Spring Break is approaching fast, but not fast enough, damnit. Instead, we have two more weeks jammed full of more possible deadlines than even the most ruthless team of teachers could assemble. But somehow they did -- I know what they were thinking too! Hey let's see if we can really make him destroy his sleep schedule! Maybe that rumor about never being the same after five consecutive days without sleep is true? Let's test it out on the students and see if we can push their stress levels to the max.

Well, it's working. Each weekend gets further and further away, so you just have to start the weekends a little earlier. Pretty soon it's four in the morning on a Monday night and you realize you have a 9:30 Tuesday morning class. Somehow in the next five hours you have to get sober, get some sleep, write a paper on Jung's opinion on the similarity between Helen of Troy and Aphrodite and get to class somewhat resembling a rationally thinking male. The question sets in ... "Jesus, when is Spring Break?"

But rather than an answer, the only response we get from Jesus is a Mel Gibson movie that comes out on Ash Wednesday (tomorrow, for you pagans). And of course there is the little catastrophe surrounding the movie: Gibson is getting criticism that the movie may make people anti-Semitic because the way the Jewish council treats Jesus ... but wait a minute guys, that actually did happen. It is written down in a book that some folks consider to be the Holy Word of God, but who am I to point that out -- no one reads anymore anyway.
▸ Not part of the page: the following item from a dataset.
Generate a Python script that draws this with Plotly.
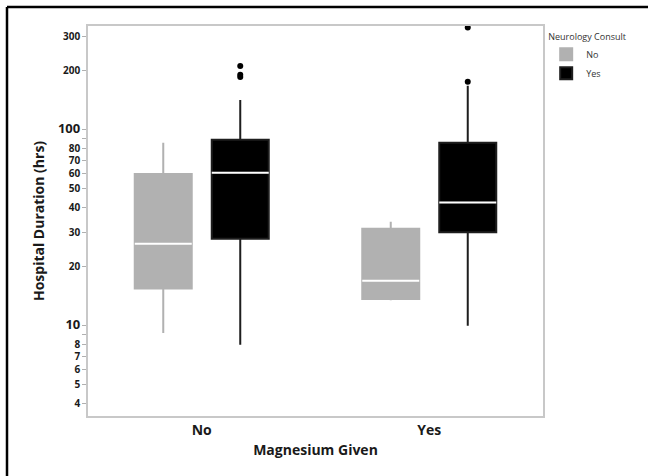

Anti-Semitic or not, Mel could not have bought better publicity for his theatrical stunt which involves a rather graphic crucifixion scene. He's going to make a killing on this movie, and we are going to flock to the theater to watch an execution. For some reason this just seems a little morbid to me, but hey, back to Spring Break.

Spring Break is in two weeks, and thank God Almighty in heaven above that "The Sopranos" is starting back right in the middle of it. Too bad we will be burning our pale skin on the beaches of the Dominican Republic while the first episode is running in living rooms across the country. But how and the hell can you complain about not watching TV when you are in another country. Well basically you can't, unless you are in a Turkish prison. That's the beauty of these forced holidays -- we get to pass it off to our parents as the only break we get all year, so hopefully they will let us go some place extravagant with a huge group of our friends. And what is it going to turn into? Chaos. That's right absolute and utter pandemonium.

We are not the generation that dances on MTV's "The Grind" for our spring recess; we are the stark raving mad people who get kicked out of hotels. We are an elite group, "Blue Team! Go!" The sun can have its way with me and turn me beet red for all I care -- I am getting out of Charlottesville and I am not taking my books with me. There's always that one teacher who tries to assign things during the break too, as if anyone is ever going to actually complete said task before they get in their departing airports.

Second-year College student Taylor Hollis agrees, "The teacher was like, 'There's a reading assignment over the break,' and I was like, 'Hey man. I'm on vacation.'"

And I don't think I could quite say it better myself, nor so eloquently for that matter.

Enough of this rampant complaining. Back to books and midterms and endless stacks of reading that you should have done back in January. But wait, doesn't some bar have a special tonight? But it's a school night. But you really want to go out. But you have class in the morning. But a beer sounds really good right now.

Just keep it together for two more weeks and then let it go completely. And if there is a crying baby on your flight out of town, then you will truly know that the forces of nature are laughing at you.